What the task requires: In your copy, include every line of the listing below exactly but none of the pictures.
# START OF Material provided
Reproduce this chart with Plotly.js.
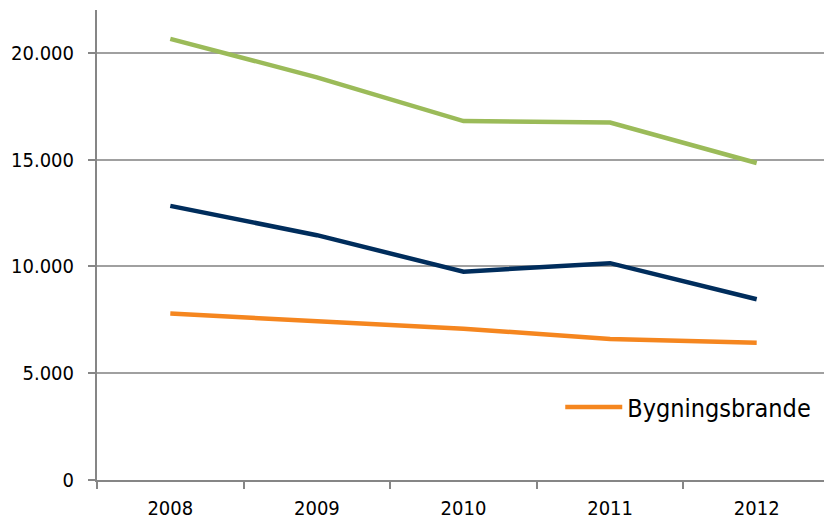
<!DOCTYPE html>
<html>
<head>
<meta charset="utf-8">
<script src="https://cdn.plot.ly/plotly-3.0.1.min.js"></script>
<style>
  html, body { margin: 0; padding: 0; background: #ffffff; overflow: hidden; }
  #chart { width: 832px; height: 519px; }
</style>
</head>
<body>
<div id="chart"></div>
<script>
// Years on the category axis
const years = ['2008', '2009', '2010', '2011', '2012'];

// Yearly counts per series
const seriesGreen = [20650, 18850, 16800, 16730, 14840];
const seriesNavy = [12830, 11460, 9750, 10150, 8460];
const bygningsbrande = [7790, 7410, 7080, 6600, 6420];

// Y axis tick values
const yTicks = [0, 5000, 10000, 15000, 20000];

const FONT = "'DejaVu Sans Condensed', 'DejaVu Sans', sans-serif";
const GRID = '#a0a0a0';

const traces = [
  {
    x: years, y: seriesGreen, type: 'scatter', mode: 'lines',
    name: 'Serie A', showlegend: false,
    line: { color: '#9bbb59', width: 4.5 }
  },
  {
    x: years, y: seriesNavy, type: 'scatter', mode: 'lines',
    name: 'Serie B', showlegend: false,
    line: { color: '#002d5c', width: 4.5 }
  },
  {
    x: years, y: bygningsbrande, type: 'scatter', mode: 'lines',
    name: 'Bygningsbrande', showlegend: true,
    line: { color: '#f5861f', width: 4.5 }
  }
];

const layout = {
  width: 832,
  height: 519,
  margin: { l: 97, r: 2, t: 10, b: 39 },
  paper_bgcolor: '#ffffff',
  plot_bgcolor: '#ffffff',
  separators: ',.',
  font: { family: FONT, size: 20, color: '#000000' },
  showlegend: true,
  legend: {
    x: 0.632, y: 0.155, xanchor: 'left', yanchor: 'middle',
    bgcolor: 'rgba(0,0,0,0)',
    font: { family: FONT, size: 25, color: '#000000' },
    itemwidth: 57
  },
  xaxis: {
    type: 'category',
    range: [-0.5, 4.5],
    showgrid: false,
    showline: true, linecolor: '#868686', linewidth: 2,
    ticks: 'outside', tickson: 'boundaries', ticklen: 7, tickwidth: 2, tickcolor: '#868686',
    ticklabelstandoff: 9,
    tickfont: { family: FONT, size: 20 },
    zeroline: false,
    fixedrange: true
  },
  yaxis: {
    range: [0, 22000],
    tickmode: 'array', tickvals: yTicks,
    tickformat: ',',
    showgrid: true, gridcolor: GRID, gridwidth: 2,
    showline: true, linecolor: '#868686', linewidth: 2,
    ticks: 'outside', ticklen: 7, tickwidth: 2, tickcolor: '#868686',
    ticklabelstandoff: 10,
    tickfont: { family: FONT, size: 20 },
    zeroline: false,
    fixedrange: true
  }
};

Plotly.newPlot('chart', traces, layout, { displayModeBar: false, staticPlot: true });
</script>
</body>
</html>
# END OF Material provided
Problem solution:
Reproduce this chart with Plotly.js.
<!DOCTYPE html>
<html>
<head>
<meta charset="utf-8">
<script src="https://cdn.plot.ly/plotly-3.0.1.min.js"></script>
<style>
  html, body { margin: 0; padding: 0; background: #ffffff; overflow: hidden; }
  #chart { width: 832px; height: 519px; }
</style>
</head>
<body>
<div id="chart"></div>
<script>
// Years on the category axis
const years = ['2008', '2009', '2010', '2011', '2012'];

// Yearly counts per series
const seriesGreen = [20650, 18850, 16800, 16730, 14840];
const seriesNavy = [12830, 11460, 9750, 10150, 8460];
const bygningsbrande = [7790, 7410, 7080, 6600, 6420];

// Y axis tick values
const yTicks = [0, 5000, 10000, 15000, 20000];

const FONT = "'DejaVu Sans Condensed', 'DejaVu Sans', sans-serif";
const GRID = '#a0a0a0';

const traces = [
  {
    x: years, y: seriesGreen, type: 'scatter', mode: 'lines',
    name: 'Serie A', showlegend: false,
    line: { color: '#9bbb59', width: 4.5 }
  },
  {
    x: years, y: seriesNavy, type: 'scatter', mode: 'lines',
    name: 'Serie B', showlegend: false,
    line: { color: '#002d5c', width: 4.5 }
  },
  {
    x: years, y: bygningsbrande, type: 'scatter', mode: 'lines',
    name: 'Bygningsbrande', showlegend: true,
    line: { color: '#f5861f', width: 4.5 }
  }
];

const layout = {
  width: 832,
  height: 519,
  margin: { l: 97, r: 2, t: 10, b: 39 },
  paper_bgcolor: '#ffffff',
  plot_bgcolor: '#ffffff',
  separators: ',.',
  font: { family: FONT, size: 20, color: '#000000' },
  showlegend: true,
  legend: {
    x: 0.632, y: 0.155, xanchor: 'left', yanchor: 'middle',
    bgcolor: 'rgba(0,0,0,0)',
    font: { family: FONT, size: 25, color: '#000000' },
    itemwidth: 57
  },
  xaxis: {
    type: 'category',
    range: [-0.5, 4.5],
    showgrid: false,
    showline: true, linecolor: '#868686', linewidth: 2,
    ticks: 'outside', tickson: 'boundaries', ticklen: 7, tickwidth: 2, tickcolor: '#868686',
    ticklabelstandoff: 9,
    tickfont: { family: FONT, size: 20 },
    zeroline: false,
    fixedrange: true
  },
  yaxis: {
    range: [0, 22000],
    tickmode: 'array', tickvals: yTicks,
    tickformat: ',',
    showgrid: true, gridcolor: GRID, gridwidth: 2,
    showline: true, linecolor: '#868686', linewidth: 2,
    ticks: 'outside', ticklen: 7, tickwidth: 2, tickcolor: '#868686',
    ticklabelstandoff: 10,
    tickfont: { family: FONT, size: 20 },
    zeroline: false,
    fixedrange: true
  }
};

Plotly.newPlot('chart', traces, layout, { displayModeBar: false, staticPlot: true });
</script>
</body>
</html>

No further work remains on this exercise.